- Stated goal:
Give every line again exactly as it appears, please, but not the pictures.

- Dataset excerpt:
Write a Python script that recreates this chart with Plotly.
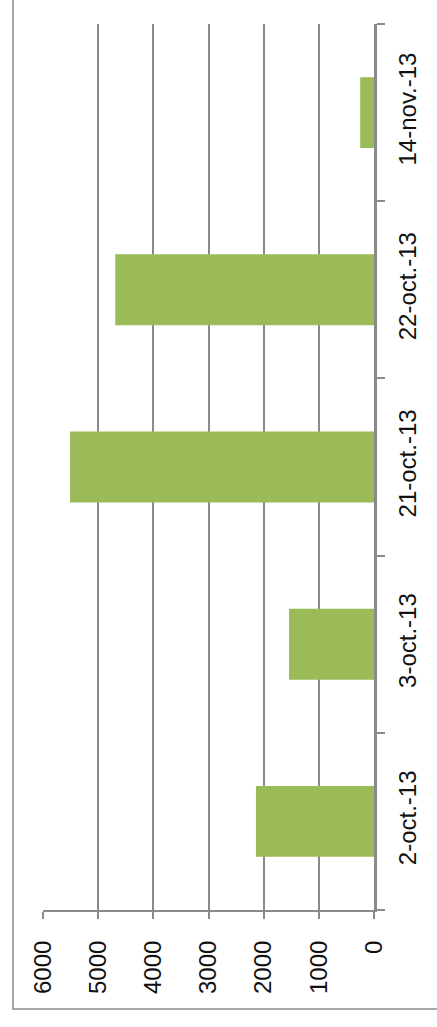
import plotly.graph_objects as go

categories = ["2-oct.-13", "3-oct.-13", "21-oct.-13", "22-oct.-13", "14-nov.-13"]
values = [2140, 1540, 5510, 4690, 250]
value_ticks = [0, 1000, 2000, 3000, 4000, 5000, 6000]

W, H = 437, 1027
L, R, T, B = 43, 63, 24, 117
pw, ph = W - L - R, H - T - B

grid_col = "#8a8a8a"
font = dict(family="Liberation Sans, Arial, sans-serif", size=24, color="#111111")

fig = go.Figure(go.Bar(
    y=categories, x=values, orientation="h",
    marker=dict(color="#9BBB59", line=dict(width=0)),
))

fig.update_layout(
    width=W, height=H,
    margin=dict(l=L, r=R, t=T, b=B),
    paper_bgcolor="white", plot_bgcolor="white",
    bargap=0.6, showlegend=False,
    font=font,
)
fig.update_xaxes(
    range=[6000, 0], tickvals=value_ticks, ticktext=[str(v) for v in value_ticks],
    tickangle=-90, showgrid=True, gridcolor=grid_col, gridwidth=1.5,
    showline=True, linecolor=grid_col, linewidth=2,
    ticks="outside", ticklen=7, tickcolor=grid_col, tickwidth=1.5,
    zeroline=False, tickfont=font, ticklabelstandoff=12,
)
fig.update_yaxes(
    side="right", type="category", categoryorder="array", categoryarray=categories,
    tickangle=-90, showgrid=False,
    showline=True, linecolor=grid_col, linewidth=2.5,
    ticks="outside", ticklen=8, tickcolor=grid_col, tickwidth=1.5,
    tickson="boundaries", tickfont=font, ticklabelstandoff=10,
)

# outer chart-area border (extends beyond the visible image on top/right)
fig.add_shape(
    type="rect", xref="paper", yref="paper",
    x0=(13 - L) / pw, x1=(W + 20 - L) / pw,
    y0=-(1009 - (T + ph)) / ph, y1=1 + (T + 20) / ph,
    line=dict(color="#8c8c8c", width=1.5), fillcolor="rgba(0,0,0,0)", layer="below",
)

fig.write_html("out.html")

- Answer below:
Write a Python script that recreates this chart with Plotly.
import plotly.graph_objects as go

categories = ["2-oct.-13", "3-oct.-13", "21-oct.-13", "22-oct.-13", "14-nov.-13"]
values = [2140, 1540, 5510, 4690, 250]
value_ticks = [0, 1000, 2000, 3000, 4000, 5000, 6000]

W, H = 437, 1027
L, R, T, B = 43, 63, 24, 117
pw, ph = W - L - R, H - T - B

grid_col = "#8a8a8a"
font = dict(family="Liberation Sans, Arial, sans-serif", size=24, color="#111111")

fig = go.Figure(go.Bar(
    y=categories, x=values, orientation="h",
    marker=dict(color="#9BBB59", line=dict(width=0)),
))

fig.update_layout(
    width=W, height=H,
    margin=dict(l=L, r=R, t=T, b=B),
    paper_bgcolor="white", plot_bgcolor="white",
    bargap=0.6, showlegend=False,
    font=font,
)
fig.update_xaxes(
    range=[6000, 0], tickvals=value_ticks, ticktext=[str(v) for v in value_ticks],
    tickangle=-90, showgrid=True, gridcolor=grid_col, gridwidth=1.5,
    showline=True, linecolor=grid_col, linewidth=2,
    ticks="outside", ticklen=7, tickcolor=grid_col, tickwidth=1.5,
    zeroline=False, tickfont=font, ticklabelstandoff=12,
)
fig.update_yaxes(
    side="right", type="category", categoryorder="array", categoryarray=categories,
    tickangle=-90, showgrid=False,
    showline=True, linecolor=grid_col, linewidth=2.5,
    ticks="outside", ticklen=8, tickcolor=grid_col, tickwidth=1.5,
    tickson="boundaries", tickfont=font, ticklabelstandoff=10,
)

# outer chart-area border (extends beyond the visible image on top/right)
fig.add_shape(
    type="rect", xref="paper", yref="paper",
    x0=(13 - L) / pw, x1=(W + 20 - L) / pw,
    y0=-(1009 - (T + ph)) / ph, y1=1 + (T + 20) / ph,
    line=dict(color="#8c8c8c", width=1.5), fillcolor="rgba(0,0,0,0)", layer="below",
)

fig.write_html("out.html")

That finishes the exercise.